===== Input data =====

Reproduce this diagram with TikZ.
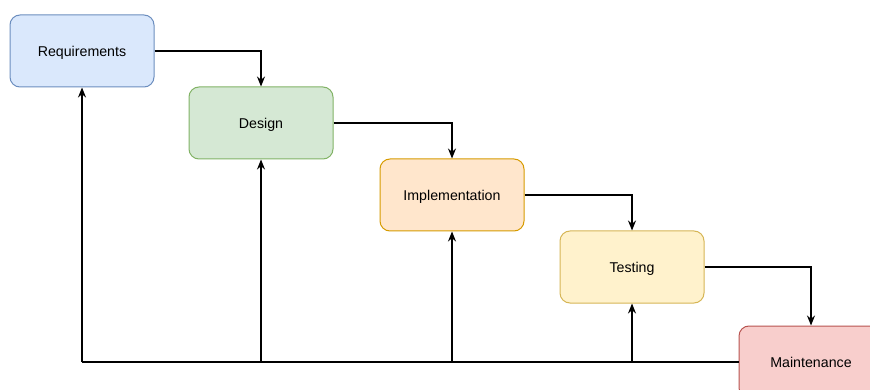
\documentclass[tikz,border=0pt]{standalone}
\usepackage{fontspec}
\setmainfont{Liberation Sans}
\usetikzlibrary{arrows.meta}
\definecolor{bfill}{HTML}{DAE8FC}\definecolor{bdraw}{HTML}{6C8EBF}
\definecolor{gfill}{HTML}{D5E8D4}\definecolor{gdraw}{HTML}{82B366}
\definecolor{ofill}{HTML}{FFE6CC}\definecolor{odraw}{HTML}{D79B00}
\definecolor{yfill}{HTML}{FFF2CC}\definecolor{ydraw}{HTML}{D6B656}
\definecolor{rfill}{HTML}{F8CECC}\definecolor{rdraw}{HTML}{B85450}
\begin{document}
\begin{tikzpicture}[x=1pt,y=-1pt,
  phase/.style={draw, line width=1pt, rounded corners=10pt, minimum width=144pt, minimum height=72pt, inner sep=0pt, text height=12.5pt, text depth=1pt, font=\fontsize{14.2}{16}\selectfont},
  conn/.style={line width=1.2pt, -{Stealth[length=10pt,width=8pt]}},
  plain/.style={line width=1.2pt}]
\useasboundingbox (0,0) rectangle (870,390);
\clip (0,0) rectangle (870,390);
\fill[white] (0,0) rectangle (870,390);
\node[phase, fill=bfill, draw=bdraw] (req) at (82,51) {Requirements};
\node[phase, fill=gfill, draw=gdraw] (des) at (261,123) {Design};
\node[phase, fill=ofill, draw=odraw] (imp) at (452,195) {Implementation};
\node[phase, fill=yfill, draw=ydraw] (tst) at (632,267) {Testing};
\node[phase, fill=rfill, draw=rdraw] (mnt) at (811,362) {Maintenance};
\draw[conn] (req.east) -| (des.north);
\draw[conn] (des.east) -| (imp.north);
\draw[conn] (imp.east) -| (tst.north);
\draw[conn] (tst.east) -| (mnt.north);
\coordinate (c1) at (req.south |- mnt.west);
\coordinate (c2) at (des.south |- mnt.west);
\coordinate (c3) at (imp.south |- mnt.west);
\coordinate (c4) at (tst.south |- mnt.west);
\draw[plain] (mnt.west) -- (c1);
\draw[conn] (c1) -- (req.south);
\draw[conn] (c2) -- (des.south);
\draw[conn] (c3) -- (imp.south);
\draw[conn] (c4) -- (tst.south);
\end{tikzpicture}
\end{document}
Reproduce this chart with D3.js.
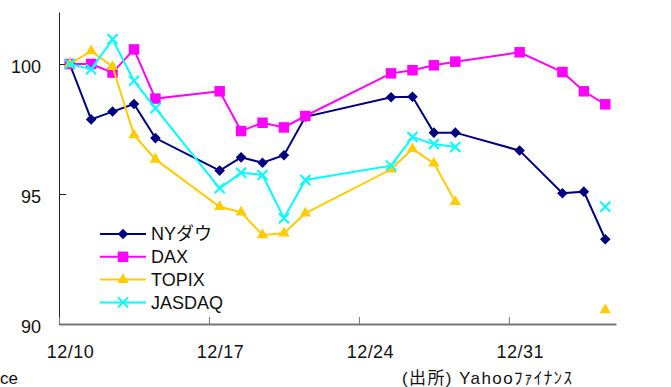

=====

▸ **What you have to do**
Leave the images out, please, and restate each line word for word.

▸ **Exercise solution**
Reproduce this diagram with TikZ.
\documentclass[tikz,border=0pt]{standalone}
\usepackage{fontspec}
\setmainfont{Liberation Sans}
\usetikzlibrary{arrows.meta}
\definecolor{bfill}{HTML}{DAE8FC}\definecolor{bdraw}{HTML}{6C8EBF}
\definecolor{gfill}{HTML}{D5E8D4}\definecolor{gdraw}{HTML}{82B366}
\definecolor{ofill}{HTML}{FFE6CC}\definecolor{odraw}{HTML}{D79B00}
\definecolor{yfill}{HTML}{FFF2CC}\definecolor{ydraw}{HTML}{D6B656}
\definecolor{rfill}{HTML}{F8CECC}\definecolor{rdraw}{HTML}{B85450}
\begin{document}
\begin{tikzpicture}[x=1pt,y=-1pt,
  phase/.style={draw, line width=1pt, rounded corners=10pt, minimum width=144pt, minimum height=72pt, inner sep=0pt, text height=12.5pt, text depth=1pt, font=\fontsize{14.2}{16}\selectfont},
  conn/.style={line width=1.2pt, -{Stealth[length=10pt,width=8pt]}},
  plain/.style={line width=1.2pt}]
\useasboundingbox (0,0) rectangle (870,390);
\clip (0,0) rectangle (870,390);
\fill[white] (0,0) rectangle (870,390);
\node[phase, fill=bfill, draw=bdraw] (req) at (82,51) {Requirements};
\node[phase, fill=gfill, draw=gdraw] (des) at (261,123) {Design};
\node[phase, fill=ofill, draw=odraw] (imp) at (452,195) {Implementation};
\node[phase, fill=yfill, draw=ydraw] (tst) at (632,267) {Testing};
\node[phase, fill=rfill, draw=rdraw] (mnt) at (811,362) {Maintenance};
\draw[conn] (req.east) -| (des.north);
\draw[conn] (des.east) -| (imp.north);
\draw[conn] (imp.east) -| (tst.north);
\draw[conn] (tst.east) -| (mnt.north);
\coordinate (c1) at (req.south |- mnt.west);
\coordinate (c2) at (des.south |- mnt.west);
\coordinate (c3) at (imp.south |- mnt.west);
\coordinate (c4) at (tst.south |- mnt.west);
\draw[plain] (mnt.west) -- (c1);
\draw[conn] (c1) -- (req.south);
\draw[conn] (c2) -- (des.south);
\draw[conn] (c3) -- (imp.south);
\draw[conn] (c4) -- (tst.south);
\end{tikzpicture}
\end{document}
Reproduce this chart with D3.js.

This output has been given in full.